## COLLECTED DATA
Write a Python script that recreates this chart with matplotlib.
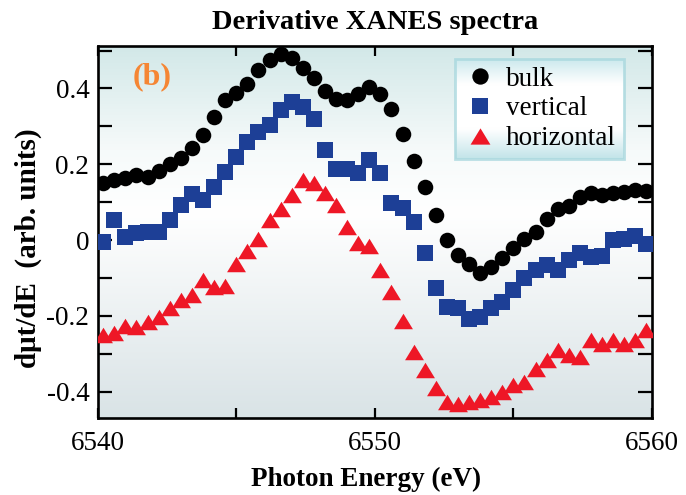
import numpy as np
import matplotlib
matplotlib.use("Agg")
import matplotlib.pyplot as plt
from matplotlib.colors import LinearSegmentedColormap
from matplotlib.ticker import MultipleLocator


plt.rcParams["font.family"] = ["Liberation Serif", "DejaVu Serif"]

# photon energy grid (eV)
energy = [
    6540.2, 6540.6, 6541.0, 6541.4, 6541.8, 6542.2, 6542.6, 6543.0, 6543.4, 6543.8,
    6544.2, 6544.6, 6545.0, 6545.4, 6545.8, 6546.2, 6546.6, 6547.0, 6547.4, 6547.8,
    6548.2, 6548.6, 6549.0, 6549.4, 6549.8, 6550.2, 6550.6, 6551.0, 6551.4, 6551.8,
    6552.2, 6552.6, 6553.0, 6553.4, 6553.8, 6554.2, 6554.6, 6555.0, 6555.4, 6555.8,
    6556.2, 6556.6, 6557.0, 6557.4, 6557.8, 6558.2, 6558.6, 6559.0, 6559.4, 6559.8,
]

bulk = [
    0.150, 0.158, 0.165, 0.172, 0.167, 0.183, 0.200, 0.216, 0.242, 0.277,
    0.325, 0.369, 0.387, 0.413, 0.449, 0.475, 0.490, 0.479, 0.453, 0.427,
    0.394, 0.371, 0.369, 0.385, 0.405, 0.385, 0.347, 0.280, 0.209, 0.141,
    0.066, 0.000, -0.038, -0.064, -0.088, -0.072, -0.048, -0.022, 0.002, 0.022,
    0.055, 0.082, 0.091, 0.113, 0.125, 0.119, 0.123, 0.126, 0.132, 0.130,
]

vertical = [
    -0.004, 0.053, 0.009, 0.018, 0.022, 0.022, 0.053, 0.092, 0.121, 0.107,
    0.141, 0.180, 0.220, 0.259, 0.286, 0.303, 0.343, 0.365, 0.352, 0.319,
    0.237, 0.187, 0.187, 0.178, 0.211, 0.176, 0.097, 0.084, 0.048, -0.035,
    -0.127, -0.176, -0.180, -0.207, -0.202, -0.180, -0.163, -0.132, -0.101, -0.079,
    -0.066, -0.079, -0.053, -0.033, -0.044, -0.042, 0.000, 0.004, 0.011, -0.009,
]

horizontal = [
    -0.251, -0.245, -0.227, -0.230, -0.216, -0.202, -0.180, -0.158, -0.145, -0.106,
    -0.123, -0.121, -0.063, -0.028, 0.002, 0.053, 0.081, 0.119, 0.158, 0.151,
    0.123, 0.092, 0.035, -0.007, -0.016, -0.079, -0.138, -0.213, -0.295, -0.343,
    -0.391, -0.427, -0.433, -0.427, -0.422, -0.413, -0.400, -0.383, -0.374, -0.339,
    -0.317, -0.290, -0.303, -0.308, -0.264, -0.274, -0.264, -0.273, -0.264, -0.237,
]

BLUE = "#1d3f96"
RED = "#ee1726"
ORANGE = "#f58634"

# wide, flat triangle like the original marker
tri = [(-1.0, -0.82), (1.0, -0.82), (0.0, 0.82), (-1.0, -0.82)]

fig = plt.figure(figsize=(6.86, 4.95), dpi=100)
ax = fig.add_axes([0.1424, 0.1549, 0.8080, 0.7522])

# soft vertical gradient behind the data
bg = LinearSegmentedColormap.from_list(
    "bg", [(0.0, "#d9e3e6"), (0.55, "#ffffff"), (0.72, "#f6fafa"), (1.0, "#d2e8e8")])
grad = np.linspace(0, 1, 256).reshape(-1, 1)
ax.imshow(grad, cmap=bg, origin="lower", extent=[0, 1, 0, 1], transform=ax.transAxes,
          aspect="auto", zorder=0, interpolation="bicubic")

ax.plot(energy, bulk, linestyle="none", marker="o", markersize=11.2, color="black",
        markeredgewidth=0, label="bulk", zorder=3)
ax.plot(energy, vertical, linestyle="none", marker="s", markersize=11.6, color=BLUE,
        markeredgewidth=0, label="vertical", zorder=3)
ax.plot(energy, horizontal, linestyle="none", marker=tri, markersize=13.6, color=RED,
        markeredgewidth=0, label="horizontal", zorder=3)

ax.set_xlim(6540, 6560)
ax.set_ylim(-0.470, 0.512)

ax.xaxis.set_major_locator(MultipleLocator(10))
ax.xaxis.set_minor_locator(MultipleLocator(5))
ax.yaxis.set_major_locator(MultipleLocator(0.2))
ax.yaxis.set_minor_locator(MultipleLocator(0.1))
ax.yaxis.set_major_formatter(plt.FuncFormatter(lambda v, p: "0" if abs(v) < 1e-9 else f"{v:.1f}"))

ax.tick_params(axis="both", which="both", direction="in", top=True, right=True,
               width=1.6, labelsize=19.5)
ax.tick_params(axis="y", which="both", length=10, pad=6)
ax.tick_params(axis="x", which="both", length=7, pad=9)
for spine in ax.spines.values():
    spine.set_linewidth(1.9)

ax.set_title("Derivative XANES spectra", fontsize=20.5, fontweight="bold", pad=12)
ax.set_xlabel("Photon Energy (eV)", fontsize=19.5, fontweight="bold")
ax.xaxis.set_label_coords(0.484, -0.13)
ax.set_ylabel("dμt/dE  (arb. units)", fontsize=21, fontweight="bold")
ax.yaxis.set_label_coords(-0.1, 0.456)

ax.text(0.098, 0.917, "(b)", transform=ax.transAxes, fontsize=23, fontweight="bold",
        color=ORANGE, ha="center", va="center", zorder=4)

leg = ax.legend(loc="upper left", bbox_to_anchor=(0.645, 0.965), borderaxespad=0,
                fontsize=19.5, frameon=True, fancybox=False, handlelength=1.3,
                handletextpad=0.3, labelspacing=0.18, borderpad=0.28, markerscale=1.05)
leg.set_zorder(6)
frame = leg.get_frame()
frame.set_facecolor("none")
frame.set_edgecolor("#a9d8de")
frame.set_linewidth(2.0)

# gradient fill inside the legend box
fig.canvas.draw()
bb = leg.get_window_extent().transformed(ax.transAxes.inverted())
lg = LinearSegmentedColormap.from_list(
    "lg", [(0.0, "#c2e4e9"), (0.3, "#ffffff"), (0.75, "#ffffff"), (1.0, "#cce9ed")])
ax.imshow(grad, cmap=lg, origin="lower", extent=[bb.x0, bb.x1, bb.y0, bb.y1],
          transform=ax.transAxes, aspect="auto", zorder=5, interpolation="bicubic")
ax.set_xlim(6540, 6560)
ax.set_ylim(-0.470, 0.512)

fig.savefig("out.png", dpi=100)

## PROBLEM TO WORK ON
Everything from the top line of the data down to and including the line with "from matplotlib.ticker import MultipleLocator" is to be copied, except the pictures.

## THE OUTPUT
Write a Python script that recreates this chart with matplotlib.
import numpy as np
import matplotlib
matplotlib.use("Agg")
import matplotlib.pyplot as plt
from matplotlib.colors import LinearSegmentedColormap
from matplotlib.ticker import MultipleLocator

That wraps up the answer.